● INSTRUCTION
Return precisely the span of lines from the top of the material below to the line containing "ax.spines[s].set_linewidth(0.8)", both included. Pictures are excluded.

● GIVEN DATA
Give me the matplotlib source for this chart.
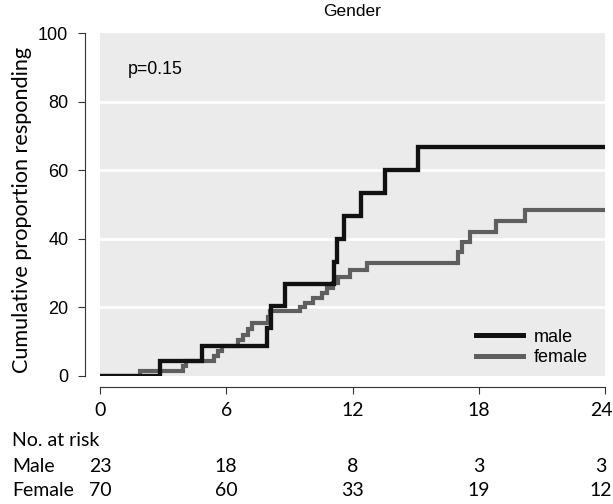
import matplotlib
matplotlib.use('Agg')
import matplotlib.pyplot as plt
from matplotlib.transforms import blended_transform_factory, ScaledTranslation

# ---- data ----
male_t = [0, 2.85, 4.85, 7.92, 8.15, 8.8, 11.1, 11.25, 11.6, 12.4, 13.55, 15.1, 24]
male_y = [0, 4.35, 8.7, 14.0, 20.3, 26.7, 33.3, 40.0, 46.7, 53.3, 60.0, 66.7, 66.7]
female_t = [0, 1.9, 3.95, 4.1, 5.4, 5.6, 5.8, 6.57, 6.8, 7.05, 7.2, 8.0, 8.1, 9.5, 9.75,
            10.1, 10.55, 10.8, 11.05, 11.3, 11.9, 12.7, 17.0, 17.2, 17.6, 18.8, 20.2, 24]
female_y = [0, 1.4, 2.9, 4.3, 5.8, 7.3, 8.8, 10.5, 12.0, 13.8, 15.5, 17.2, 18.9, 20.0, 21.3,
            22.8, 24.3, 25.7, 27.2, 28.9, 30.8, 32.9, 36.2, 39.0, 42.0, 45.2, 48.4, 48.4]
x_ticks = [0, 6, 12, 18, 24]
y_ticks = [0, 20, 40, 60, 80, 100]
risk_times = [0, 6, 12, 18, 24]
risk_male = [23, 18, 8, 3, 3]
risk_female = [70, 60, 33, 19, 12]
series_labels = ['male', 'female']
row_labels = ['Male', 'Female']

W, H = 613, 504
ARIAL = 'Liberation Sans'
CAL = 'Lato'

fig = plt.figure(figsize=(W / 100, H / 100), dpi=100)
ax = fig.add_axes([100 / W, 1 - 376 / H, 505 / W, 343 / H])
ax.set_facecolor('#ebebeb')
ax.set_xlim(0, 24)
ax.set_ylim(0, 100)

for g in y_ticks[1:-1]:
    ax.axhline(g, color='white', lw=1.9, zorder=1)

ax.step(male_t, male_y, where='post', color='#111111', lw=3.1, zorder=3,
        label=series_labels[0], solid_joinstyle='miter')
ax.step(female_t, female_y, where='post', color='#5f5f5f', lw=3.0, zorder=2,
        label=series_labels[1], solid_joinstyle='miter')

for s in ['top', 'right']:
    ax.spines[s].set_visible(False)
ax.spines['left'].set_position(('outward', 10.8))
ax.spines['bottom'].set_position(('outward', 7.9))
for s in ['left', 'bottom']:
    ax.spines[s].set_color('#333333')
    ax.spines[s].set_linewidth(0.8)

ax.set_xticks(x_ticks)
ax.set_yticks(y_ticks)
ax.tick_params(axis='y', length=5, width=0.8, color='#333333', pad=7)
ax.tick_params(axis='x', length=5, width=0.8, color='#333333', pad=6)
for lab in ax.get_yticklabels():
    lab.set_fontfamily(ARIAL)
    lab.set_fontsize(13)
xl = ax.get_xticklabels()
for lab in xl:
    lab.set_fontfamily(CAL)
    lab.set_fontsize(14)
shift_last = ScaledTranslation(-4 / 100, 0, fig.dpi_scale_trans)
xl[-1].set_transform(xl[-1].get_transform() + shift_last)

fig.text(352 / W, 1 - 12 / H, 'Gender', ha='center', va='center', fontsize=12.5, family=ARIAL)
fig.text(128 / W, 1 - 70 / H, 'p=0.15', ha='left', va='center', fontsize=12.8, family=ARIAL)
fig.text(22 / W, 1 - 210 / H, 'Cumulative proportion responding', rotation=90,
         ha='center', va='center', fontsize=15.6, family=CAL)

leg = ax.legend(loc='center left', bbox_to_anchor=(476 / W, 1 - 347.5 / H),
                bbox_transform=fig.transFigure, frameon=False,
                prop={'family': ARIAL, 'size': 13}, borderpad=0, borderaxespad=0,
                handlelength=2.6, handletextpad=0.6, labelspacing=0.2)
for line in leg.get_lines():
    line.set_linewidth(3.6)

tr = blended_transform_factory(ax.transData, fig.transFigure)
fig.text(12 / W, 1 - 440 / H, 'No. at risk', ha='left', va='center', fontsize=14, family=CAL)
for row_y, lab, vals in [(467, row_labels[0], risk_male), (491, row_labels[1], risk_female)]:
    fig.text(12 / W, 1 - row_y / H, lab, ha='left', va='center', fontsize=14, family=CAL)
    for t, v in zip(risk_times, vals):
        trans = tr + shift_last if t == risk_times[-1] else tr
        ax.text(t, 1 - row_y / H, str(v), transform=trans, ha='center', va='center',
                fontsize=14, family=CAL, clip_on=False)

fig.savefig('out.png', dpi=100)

● WRITTEN RESPONSE
Give me the matplotlib source for this chart.
import matplotlib
matplotlib.use('Agg')
import matplotlib.pyplot as plt
from matplotlib.transforms import blended_transform_factory, ScaledTranslation

# ---- data ----
male_t = [0, 2.85, 4.85, 7.92, 8.15, 8.8, 11.1, 11.25, 11.6, 12.4, 13.55, 15.1, 24]
male_y = [0, 4.35, 8.7, 14.0, 20.3, 26.7, 33.3, 40.0, 46.7, 53.3, 60.0, 66.7, 66.7]
female_t = [0, 1.9, 3.95, 4.1, 5.4, 5.6, 5.8, 6.57, 6.8, 7.05, 7.2, 8.0, 8.1, 9.5, 9.75,
            10.1, 10.55, 10.8, 11.05, 11.3, 11.9, 12.7, 17.0, 17.2, 17.6, 18.8, 20.2, 24]
female_y = [0, 1.4, 2.9, 4.3, 5.8, 7.3, 8.8, 10.5, 12.0, 13.8, 15.5, 17.2, 18.9, 20.0, 21.3,
            22.8, 24.3, 25.7, 27.2, 28.9, 30.8, 32.9, 36.2, 39.0, 42.0, 45.2, 48.4, 48.4]
x_ticks = [0, 6, 12, 18, 24]
y_ticks = [0, 20, 40, 60, 80, 100]
risk_times = [0, 6, 12, 18, 24]
risk_male = [23, 18, 8, 3, 3]
risk_female = [70, 60, 33, 19, 12]
series_labels = ['male', 'female']
row_labels = ['Male', 'Female']

W, H = 613, 504
ARIAL = 'Liberation Sans'
CAL = 'Lato'

fig = plt.figure(figsize=(W / 100, H / 100), dpi=100)
ax = fig.add_axes([100 / W, 1 - 376 / H, 505 / W, 343 / H])
ax.set_facecolor('#ebebeb')
ax.set_xlim(0, 24)
ax.set_ylim(0, 100)

for g in y_ticks[1:-1]:
    ax.axhline(g, color='white', lw=1.9, zorder=1)

ax.step(male_t, male_y, where='post', color='#111111', lw=3.1, zorder=3,
        label=series_labels[0], solid_joinstyle='miter')
ax.step(female_t, female_y, where='post', color='#5f5f5f', lw=3.0, zorder=2,
        label=series_labels[1], solid_joinstyle='miter')

for s in ['top', 'right']:
    ax.spines[s].set_visible(False)
ax.spines['left'].set_position(('outward', 10.8))
ax.spines['bottom'].set_position(('outward', 7.9))
for s in ['left', 'bottom']:
    ax.spines[s].set_color('#333333')
    ax.spines[s].set_linewidth(0.8)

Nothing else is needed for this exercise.